** start **
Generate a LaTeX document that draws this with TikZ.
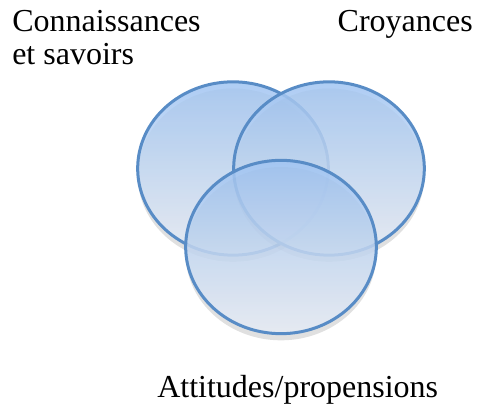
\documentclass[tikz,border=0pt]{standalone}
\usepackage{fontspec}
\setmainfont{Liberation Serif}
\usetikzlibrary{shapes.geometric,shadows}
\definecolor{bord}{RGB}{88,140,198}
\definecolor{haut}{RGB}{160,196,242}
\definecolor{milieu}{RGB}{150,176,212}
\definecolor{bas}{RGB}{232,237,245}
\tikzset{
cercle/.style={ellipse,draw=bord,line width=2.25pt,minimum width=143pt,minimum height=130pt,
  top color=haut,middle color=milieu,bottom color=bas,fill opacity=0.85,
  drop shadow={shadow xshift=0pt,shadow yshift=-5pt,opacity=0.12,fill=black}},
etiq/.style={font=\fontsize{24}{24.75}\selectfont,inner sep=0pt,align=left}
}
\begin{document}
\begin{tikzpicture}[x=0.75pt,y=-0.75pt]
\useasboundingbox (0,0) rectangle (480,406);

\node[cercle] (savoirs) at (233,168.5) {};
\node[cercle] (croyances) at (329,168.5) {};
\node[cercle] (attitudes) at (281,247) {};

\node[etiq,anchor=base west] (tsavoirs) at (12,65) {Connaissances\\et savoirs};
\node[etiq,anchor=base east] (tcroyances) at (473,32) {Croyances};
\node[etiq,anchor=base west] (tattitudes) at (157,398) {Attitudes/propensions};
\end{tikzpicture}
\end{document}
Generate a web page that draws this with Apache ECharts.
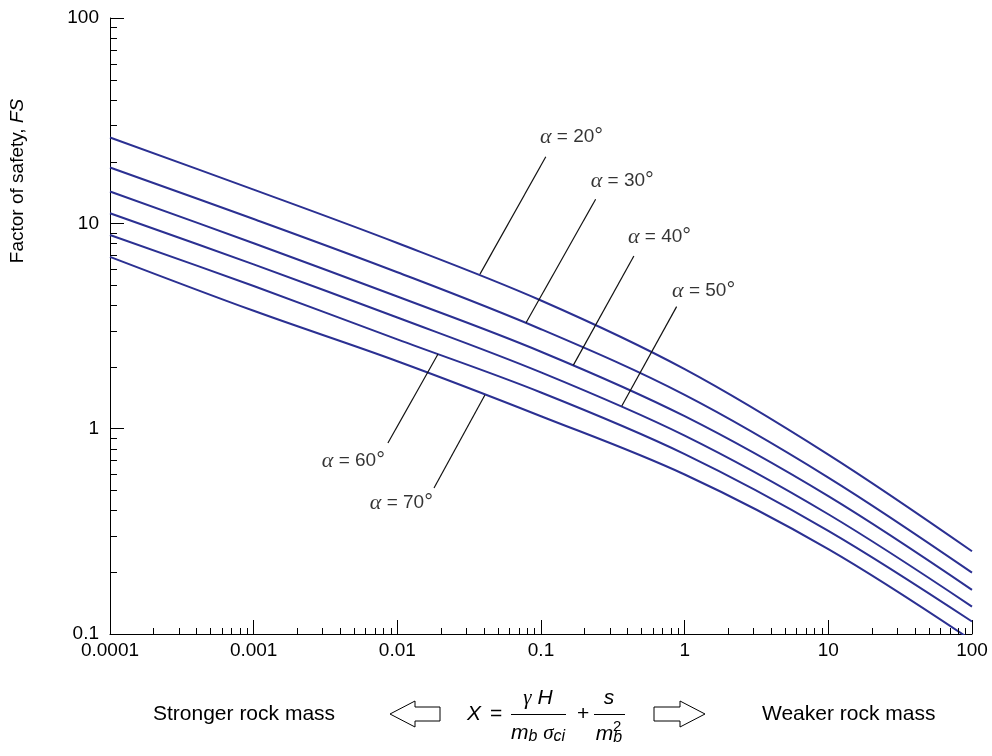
** end **
PROMPT ->
Strip out the pictures and quote the remaining data word for word.

WORKED SOLUTION ->
Generate a LaTeX document that draws this with TikZ.
\documentclass[tikz,border=0pt]{standalone}
\usepackage{fontspec}
\setmainfont{Liberation Serif}
\usetikzlibrary{shapes.geometric,shadows}
\definecolor{bord}{RGB}{88,140,198}
\definecolor{haut}{RGB}{160,196,242}
\definecolor{milieu}{RGB}{150,176,212}
\definecolor{bas}{RGB}{232,237,245}
\tikzset{
cercle/.style={ellipse,draw=bord,line width=2.25pt,minimum width=143pt,minimum height=130pt,
  top color=haut,middle color=milieu,bottom color=bas,fill opacity=0.85,
  drop shadow={shadow xshift=0pt,shadow yshift=-5pt,opacity=0.12,fill=black}},
etiq/.style={font=\fontsize{24}{24.75}\selectfont,inner sep=0pt,align=left}
}
\begin{document}
\begin{tikzpicture}[x=0.75pt,y=-0.75pt]
\useasboundingbox (0,0) rectangle (480,406);

\node[cercle] (savoirs) at (233,168.5) {};
\node[cercle] (croyances) at (329,168.5) {};
\node[cercle] (attitudes) at (281,247) {};

\node[etiq,anchor=base west] (tsavoirs) at (12,65) {Connaissances\\et savoirs};
\node[etiq,anchor=base east] (tcroyances) at (473,32) {Croyances};
\node[etiq,anchor=base west] (tattitudes) at (157,398) {Attitudes/propensions};
\end{tikzpicture}
\end{document}
Generate a web page that draws this with Apache ECharts.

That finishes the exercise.